Herbert Walchshöfer, der Organisationsschef des Quelle Challenge bezeichnete den Rennverlauf als „Bilderbuchdramaturgie“, es wirkte, als wolle er sich auch bei den beiden Protagonisten dafür bedanken. Dass Lothar Leder an diesem 6. Juli seinen fünften Sieg in Roth errungen hat und Chris McCormack bei seinem Debüt als Zweiter im Fränkischen so stark war, wie selten zuvor ein Athlet aus Übersee, ist das eine. Das andere ist, dass die Intensität dieses Zweikampfes, der ja schon nach wenigen Radkilometern begonnen hatte, über einen Rennverlauf hinwegtröstete, der so langweilig war, dass man ihn kaum erwähnen sollte.

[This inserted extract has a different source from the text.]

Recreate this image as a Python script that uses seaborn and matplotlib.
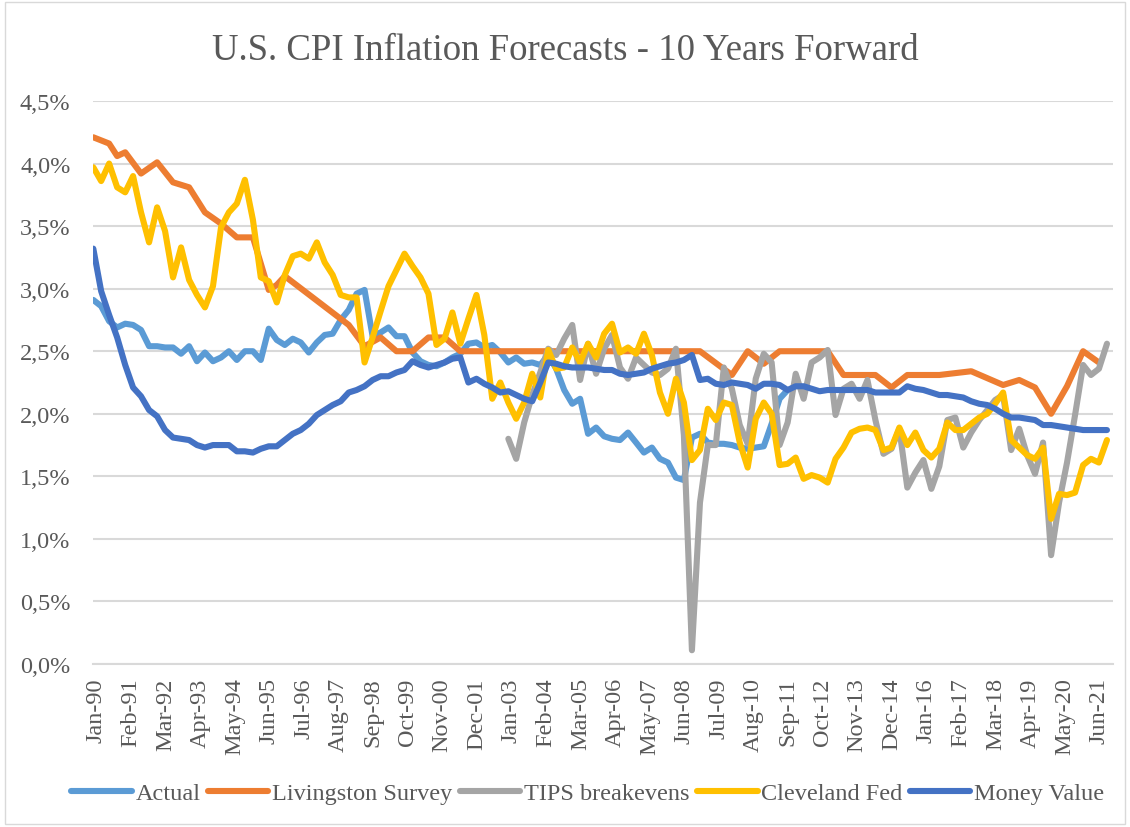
import pandas as pd
import seaborn as sns
import matplotlib.pyplot as plt
from matplotlib.lines import Line2D
from matplotlib.patches import Rectangle
from matplotlib.transforms import ScaledTranslation

# Series names and Excel-like colours
series_names = ['Actual', 'Livingston Survey', 'TIPS breakevens', 'Cleveland Fed', 'Money Value']
series_colors = ['#5B9BD5', '#ED7D31', '#A5A5A5', '#FFC000', '#4472C4']

# Quarterly values (%), starting Jan-90
actual = [2.91, 2.86, 2.74, 2.69, 2.72, 2.71, 2.67, 2.54, 2.54, 2.53,
          2.53, 2.48, 2.54, 2.42, 2.49, 2.42, 2.45, 2.50, 2.43, 2.50,
          2.50, 2.43, 2.68, 2.59, 2.55, 2.60, 2.57, 2.49, 2.57, 2.63,
          2.64, 2.75, 2.83, 2.96, 2.99, 2.62, 2.65, 2.69, 2.62, 2.62,
          2.49, 2.42, 2.39, 2.38, 2.41, 2.45, 2.48, 2.56, 2.57, 2.53,
          2.55, 2.49, 2.41, 2.45, 2.40, 2.41, 2.39, 2.47, 2.36, 2.19,
          2.08, 2.12, 1.84, 1.89, 1.82, 1.80, 1.79, 1.85, 1.77, 1.69,
          1.73, 1.64, 1.61, 1.49, 1.47, 1.81, 1.84, 1.77, 1.76, 1.76,
          1.75, 1.73, 1.72, 1.73, 1.74, 1.92, 2.12, 2.19]

cleveland = [3.97, 3.86, 4.00, 3.81, 3.77, 3.90, 3.61, 3.37, 3.65, 3.46,
             3.09, 3.33, 3.07, 2.95, 2.85, 3.02, 3.49, 3.61, 3.68, 3.87,
             3.55, 3.09, 3.06, 2.89, 3.11, 3.26, 3.28, 3.24, 3.37, 3.21,
             3.11, 2.95, 2.93, 2.93, 2.41, 2.61, 2.82, 3.02, 3.15, 3.28,
             3.18, 3.09, 2.96, 2.55, 2.60, 2.81, 2.56, 2.76, 2.95, 2.63,
             2.12, 2.25, 2.09, 1.96, 2.09, 2.32, 2.13, 2.51, 2.36, 2.37,
             2.53, 2.41, 2.56, 2.45, 2.64, 2.72, 2.49, 2.53, 2.48, 2.64,
             2.47, 2.17, 2.00, 2.28, 2.09, 1.63, 1.71, 2.04, 1.95, 2.09,
             2.07, 1.77, 1.57, 1.96, 2.09, 2.00, 1.59, 1.60, 1.65, 1.48,
             1.51, 1.49, 1.45, 1.64, 1.73, 1.85, 1.88, 1.89, 1.87, 1.71,
             1.73, 1.89, 1.75, 1.85, 1.71, 1.65, 1.72, 1.93, 1.87, 1.87,
             1.92, 1.97, 2.00, 2.08, 2.17, 1.79, 1.73, 1.67, 1.64, 1.73,
             1.16, 1.36, 1.35, 1.37, 1.59, 1.64, 1.61, 1.79]

# TIPS breakevens start in Jan-03
tips = [1.80, 1.64, 1.93, 2.15, 2.33, 2.52, 2.47, 2.60, 2.71, 2.27,
        2.56, 2.32, 2.52, 2.63, 2.37, 2.28, 2.45, 2.39, 2.33, 2.31,
        2.36, 2.52, 1.83, 0.11, 1.29, 1.75, 1.75, 2.37, 2.20, 1.91,
        1.76, 2.28, 2.48, 2.41, 1.75, 1.93, 2.32, 2.12, 2.41, 2.45,
        2.51, 1.99, 2.20, 2.24, 2.12, 2.27, 1.95, 1.68, 1.72, 1.88,
        1.41, 1.53, 1.63, 1.40, 1.58, 1.95, 1.97, 1.73, 1.85, 1.95,
        2.03, 2.11, 2.15, 1.71, 1.88, 1.67, 1.52, 1.77, 0.87, 1.29,
        1.61, 1.99, 2.39, 2.31, 2.36, 2.56]

money_value = [3.32, 2.98, 2.79, 2.61, 2.39, 2.21, 2.14, 2.03, 1.98, 1.87,
               1.81, 1.80, 1.79, 1.75, 1.73, 1.75, 1.75, 1.75, 1.70, 1.70,
               1.69, 1.72, 1.74, 1.74, 1.79, 1.84, 1.87, 1.92, 1.99, 2.03,
               2.07, 2.10, 2.17, 2.19, 2.22, 2.27, 2.30, 2.30, 2.33, 2.35,
               2.42, 2.39, 2.37, 2.39, 2.41, 2.44, 2.45, 2.25, 2.28, 2.24,
               2.21, 2.17, 2.18, 2.15, 2.12, 2.10, 2.25, 2.41, 2.40, 2.38,
               2.37, 2.37, 2.37, 2.36, 2.35, 2.35, 2.32, 2.31, 2.32, 2.33,
               2.36, 2.38, 2.40, 2.41, 2.43, 2.47, 2.27, 2.28, 2.24, 2.23,
               2.25, 2.24, 2.23, 2.20, 2.24, 2.24, 2.23, 2.19, 2.22, 2.22,
               2.20, 2.18, 2.19, 2.19, 2.19, 2.19, 2.19, 2.19, 2.17, 2.17,
               2.17, 2.17, 2.22, 2.20, 2.19, 2.17, 2.15, 2.15, 2.14, 2.13,
               2.10, 2.08, 2.07, 2.04, 2.00, 1.97, 1.97, 1.96, 1.95, 1.91,
               1.91, 1.90, 1.89, 1.88, 1.87, 1.87, 1.87, 1.87]

# Livingston Survey (semiannual knots)
livingston_dates = ['1990-01', '1990-07', '1990-10', '1991-01', '1991-07', '1992-01',
                    '1992-07', '1993-01', '1993-07', '1994-01', '1994-07', '1995-01',
                    '1995-07', '1995-10', '1996-01', '1998-01', '1998-07', '1999-01',
                    '1999-07', '2000-01', '2000-07', '2001-01', '2001-07', '2009-01',
                    '2010-01', '2010-07', '2011-01', '2011-07', '2013-01', '2013-07',
                    '2014-07', '2015-01', '2015-07', '2016-07', '2017-07', '2018-07',
                    '2019-01', '2019-07', '2020-01', '2020-07', '2021-01', '2021-07']
livingston = [4.21, 4.16, 4.06, 4.09, 3.92, 4.01,
              3.85, 3.81, 3.61, 3.52, 3.41, 3.41,
              2.99, 3.03, 3.10, 2.71, 2.54, 2.61,
              2.50, 2.50, 2.61, 2.61, 2.50, 2.50,
              2.31, 2.50, 2.40, 2.50, 2.50, 2.31,
              2.31, 2.21, 2.31, 2.31, 2.34, 2.23,
              2.27, 2.21, 2.00, 2.22, 2.50, 2.41]

quarters = pd.date_range('1990-01-01', periods=len(cleveland), freq='QS')

df = pd.concat([
    pd.DataFrame({'date': quarters[:len(actual)], 'value': actual, 'series': 'Actual'}),
    pd.DataFrame({'date': pd.to_datetime(livingston_dates), 'value': livingston, 'series': 'Livingston Survey'}),
    pd.DataFrame({'date': quarters[-len(tips):], 'value': tips, 'series': 'TIPS breakevens'}),
    pd.DataFrame({'date': quarters, 'value': cleveland, 'series': 'Cleveland Fed'}),
    pd.DataFrame({'date': quarters, 'value': money_value, 'series': 'Money Value'}),
], ignore_index=True)
df['value'] = df['value'] / 100

# Estilo
sns.set_style('white')
plt.rcParams['font.family'] = ['Liberation Serif', 'DejaVu Serif']
text_color = '#595959'
grid_color = '#D9D9D9'

fig = plt.figure(figsize=(11.3, 8.28), dpi=100)
ax = fig.add_axes([93.3 / 1130, 1 - 665 / 828, (1113 - 93.3) / 1130, (665 - 102) / 828])

palette = dict(zip(series_names, series_colors))
sns.lineplot(data=df, x='date', y='value', hue='series', hue_order=series_names,
             palette=palette, linewidth=4.4, estimator=None, legend=False, ax=ax,
             solid_capstyle='round', solid_joinstyle='round')

# Ejes
ax.set_ylim(0, 0.045)
ax.set_yticks([i * 0.005 for i in range(10)])
ax.set_yticklabels([f'{i * 0.5:.1f}%'.replace('.', ',') for i in range(10)])
ax.set_xlim(pd.Timestamp('1990-01-01'), pd.Timestamp('2021-12-09'))
tick_dates = pd.date_range('1990-01-01', '2021-06-01', freq='13MS')
ax.set_xticks(tick_dates)
ax.set_xticklabels([d.strftime('%b-%y') for d in tick_dates], rotation=90, va='top', ha='center')
ax.set_xlabel('')
ax.set_ylabel('')
ax.tick_params(axis='y', length=0, pad=16.5, labelsize=17.5, labelcolor=text_color)
ax.tick_params(axis='x', length=0, pad=9.5, labelsize=17.5, labelcolor=text_color)
shift = ScaledTranslation(3 / 100, 0, fig.dpi_scale_trans)
for lbl in ax.get_xticklabels():
    lbl.set_transform(lbl.get_transform() + shift)
ax.grid(axis='y', color=grid_color, linewidth=1.5)
ax.grid(axis='x', visible=False)
ax.set_axisbelow(True)
for side in ['top', 'left', 'right']:
    ax.spines[side].set_visible(False)
ax.spines['bottom'].set_color(grid_color)
ax.spines['bottom'].set_linewidth(1.5)

fig.text(0.5, 1 - 51 / 828, 'U.S. CPI Inflation Forecasts - 10 Years Forward',
         ha='center', va='center', fontsize=26.5, color=text_color)

# Leyenda
handles = [Line2D([0], [0], color=c, linewidth=4.4, solid_capstyle='round') for c in series_colors]
fig.legend(handles, series_names, loc='center', bbox_to_anchor=(0.52, 1 - 794 / 828), ncol=5,
           frameon=False, fontsize=17.5, labelcolor=text_color, handlelength=2.5,
           handletextpad=0.15, columnspacing=0.3)

# Borde del gráfico
fig.patches.append(Rectangle((0.004, 0.004), 0.992, 0.992, transform=fig.transFigure,
                             fill=False, edgecolor=grid_color, linewidth=1))

fig.savefig('out.png', dpi=100)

Chabaud oder Rhodes hätten alles ändern können

Auf den ersten Blick schien es, als ob Leder/McCormack eine Klasse für sich waren. Aber wer weiß, was passiert wäre, hätte Francois Chabaud, später immerhin noch Dritter, beim Radfahren nicht einen Plattfuß gehabt, und danach 120 Kilometer mutterseelenallein über die Straßen Frankens zu kämpfen. Wer weiß was passiert wäre, wenn Bryan Rhodes nicht ebenfalls mit Raddefekt gar aufgegeben hätte? Das Rennen wäre ein anderes gewesen.

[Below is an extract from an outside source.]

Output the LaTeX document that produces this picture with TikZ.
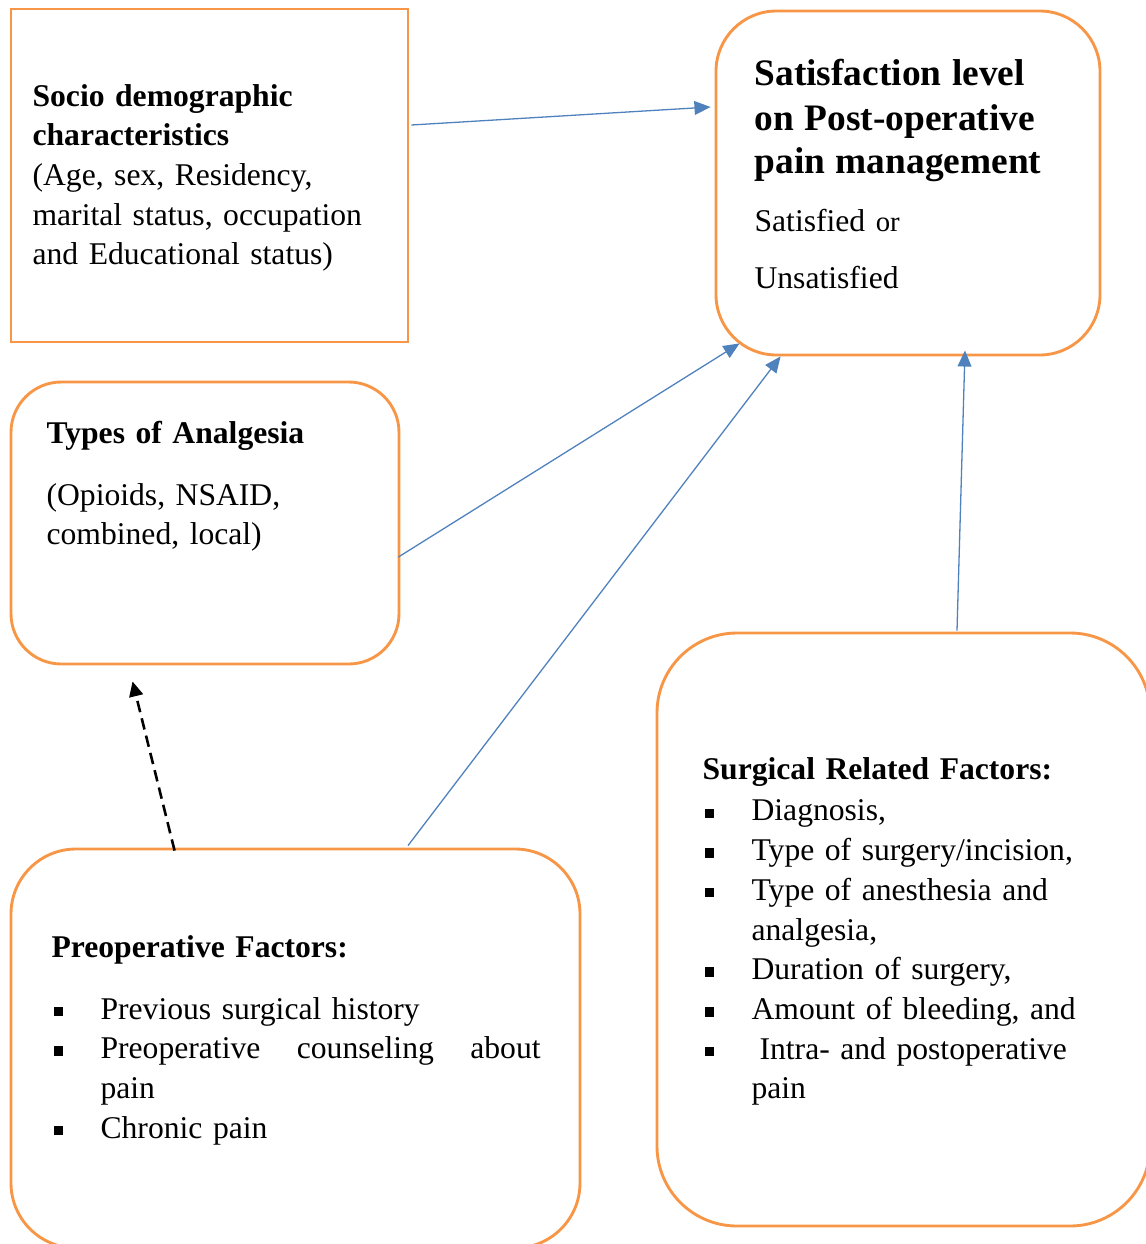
\documentclass[tikz,border=0pt]{standalone}
\usepackage{fontspec}
\setmainfont[Ligatures={TeX,NoCommon}]{Liberation Serif}
\usetikzlibrary{arrows.meta}
\definecolor{boxorange}{HTML}{F79646}
\definecolor{linkblue}{HTML}{4F81BD}
\newdimen\pxu \pxu=0.3478pt
\newcommand{\bul}{\rule[1pt]{3.3pt}{3.3pt}}
\newcommand{\itm}[1]{\hspace*{2\pxu}\makebox[47\pxu][l]{\bul}#1}
\begin{document}
\begin{tikzpicture}[x=\pxu, y=-\pxu,
  box/.style={draw=boxorange, line width=1pt, inner sep=0pt},
  txt/.style={anchor=base west, inner sep=0pt, align=left, text width=420*\pxu,
    font=\fontsize{11}{13.8}\selectfont},
  link/.style={draw=linkblue, line width=0.45pt, -{Triangle[length=5.6pt,width=4.8pt]}}]
\useasboundingbox (0,0) rectangle (1145,1244);

\node[box, minimum width=397*\pxu, minimum height=333*\pxu] (socio) at (209.5,175.5) {};
\node[box, rounded corners=21pt, minimum width=384*\pxu, minimum height=344*\pxu] (sat) at (908,183) {};
\node[box, rounded corners=17.5pt, minimum width=388*\pxu, minimum height=282*\pxu] (types) at (205,523) {};
\node[box, rounded corners=27.8pt, minimum width=493*\pxu, minimum height=593*\pxu] (surg) at (903.5,929.5) {};
\node[box, rounded corners=22.6pt, minimum width=569*\pxu, minimum height=399*\pxu] (preop) at (295.5,1048.5) {};

\node[txt] (socio-txt) at (32,106) {{\bfseries Socio demographic\\characteristics}\\(Age, sex, Residency,\\marital status, occupation\\and Educational status)};
\node[txt] (sat-txt) at (754,85) {{\fontsize{13}{15}\selectfont\bfseries Satisfaction level\\[0.97pt]on Post-operative\\[0.97pt]pain management}\\[6.5pt]Satisfied {\fontsize{10}{12}\selectfont or}\\[6pt]Unsatisfied};
\node[txt] (types-txt) at (46,443) {{\bfseries Types of Analgesia}\\[7.8pt](Opioids, NSAID,\\combined, local)};
\node[txt] (surg-txt) at (702,779) {{\bfseries Surgical Related Factors:}\\[0.8pt]\itm{Diagnosis,}\\\itm{Type of surgery/incision,}\\\itm{Type of anesthesia and}\\\hspace*{49\pxu}analgesia,\\\itm{Duration of surgery,}\\\itm{Amount of bleeding, and}\\\itm{\hspace*{8\pxu}Intra- and postoperative}\\\hspace*{49\pxu}pain};
\node[txt, text width=500*\pxu] (preop-txt) at (51,957) {{\bfseries Preoperative Factors:}\\[7.8pt]\itm{Previous surgical history}\\\itm{\makebox[440\pxu][s]{Preoperative\hfill counseling\hfill about}}\\\hspace*{49\pxu}pain\\\itm{Chronic pain}};

\draw[link] ([shift={(2,-50.5)}]socio.east) -- ([shift={(-4,-76)}]sat.west);
\draw[link] ([shift={(-2,34)}]types.east) -- ([shift={(25,-13)}]sat.south west);
\draw[link] ([shift={(112.5,-2)}]preop.north) -- ([shift={(66,0)}]sat.south west);
\draw[link] ([shift={(53.5,-1)}]surg.north) -- ([shift={(57,-6)}]sat.south);
\draw[line width=0.9pt, dash pattern=on 4pt off 2.2pt, -{Triangle[length=5.2pt,width=4.8pt]}]
  ([shift={(165,3)}]preop.north west) -- ([shift={(123,16)}]types.south west);
\end{tikzpicture}
\end{document}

So hatte es ab Platz drei etwas Beliebiges, ja, Ödes. Der Zweikampf Chabaud vs. Tom Söderdahl (Vierter) war zwar nicht ohne, aber eben nicht richtig prickelnd. Und dahinter wühlte sich ein verzweifelter Alexander Taubert über die Strecke, um nach einem für ihn enttäuschenden Rennen zu konstatieren, dass er einen miserablen Tag hatte. Es war zu kalt, auf dem Rad fand er nie in Tritt, und wenn der Lauf noch zwei Kilometer länger gedauert hätte, wäre es ganz furchtbar geworden für den Mannheimer, der Hawaii 2002 als grandioser Fünfter beendete hatte, und für den deswegen dieselbe Platzierung in Roth 2003 eine bittere Enttäuschung war.

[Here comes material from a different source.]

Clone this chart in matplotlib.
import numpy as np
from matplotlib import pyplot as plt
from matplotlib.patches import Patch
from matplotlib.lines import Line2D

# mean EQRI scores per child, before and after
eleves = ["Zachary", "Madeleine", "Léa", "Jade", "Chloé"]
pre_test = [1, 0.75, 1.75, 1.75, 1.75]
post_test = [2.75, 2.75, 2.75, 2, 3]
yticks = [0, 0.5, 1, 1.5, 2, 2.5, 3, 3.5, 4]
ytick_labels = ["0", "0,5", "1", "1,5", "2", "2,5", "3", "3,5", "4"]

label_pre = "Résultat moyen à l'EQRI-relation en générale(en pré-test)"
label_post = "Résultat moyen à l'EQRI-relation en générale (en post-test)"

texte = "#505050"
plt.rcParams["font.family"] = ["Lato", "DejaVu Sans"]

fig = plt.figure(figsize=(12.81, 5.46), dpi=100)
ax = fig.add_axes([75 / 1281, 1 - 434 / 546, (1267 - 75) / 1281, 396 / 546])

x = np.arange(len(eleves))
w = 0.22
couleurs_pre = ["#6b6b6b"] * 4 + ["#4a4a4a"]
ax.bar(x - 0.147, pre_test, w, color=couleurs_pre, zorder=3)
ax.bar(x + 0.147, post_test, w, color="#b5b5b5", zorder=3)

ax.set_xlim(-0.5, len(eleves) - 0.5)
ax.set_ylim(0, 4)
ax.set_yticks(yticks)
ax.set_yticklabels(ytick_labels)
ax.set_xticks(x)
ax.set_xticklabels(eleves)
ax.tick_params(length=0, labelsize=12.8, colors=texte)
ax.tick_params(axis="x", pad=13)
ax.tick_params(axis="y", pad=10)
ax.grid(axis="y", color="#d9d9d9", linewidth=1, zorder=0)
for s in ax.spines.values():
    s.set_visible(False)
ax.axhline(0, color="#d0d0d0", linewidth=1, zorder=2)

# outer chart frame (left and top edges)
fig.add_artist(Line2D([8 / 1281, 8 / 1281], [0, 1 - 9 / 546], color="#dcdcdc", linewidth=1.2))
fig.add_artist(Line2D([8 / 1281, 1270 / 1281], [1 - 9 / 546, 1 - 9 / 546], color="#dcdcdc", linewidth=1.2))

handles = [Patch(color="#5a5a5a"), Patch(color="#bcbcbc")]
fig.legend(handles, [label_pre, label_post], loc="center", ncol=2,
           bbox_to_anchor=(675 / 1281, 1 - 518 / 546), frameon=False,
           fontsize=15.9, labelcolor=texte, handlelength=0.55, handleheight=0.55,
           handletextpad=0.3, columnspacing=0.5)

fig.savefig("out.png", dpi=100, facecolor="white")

Dann trottet Taubert langsam zum Verpflegungsbereich, blickt nochmal zurück zum Ziel, wo Lothar Leder schon längst wieder erholt Kusshändchen verteilt, für die Fotografen posiert und das obligatorische gewaltige Weizenbierglas seines Sponsors wie einen Pokal vor sich herträgt. Leder hat Roth zum fünften Mal gewonnen, und damit zu Jürgen Zäck aufgeschlossen. Die Menge tobt, der Sprecher überschlägt sich – auch in diesem Moment hätte man gerne gewusst, was in dem Mann vorgeht.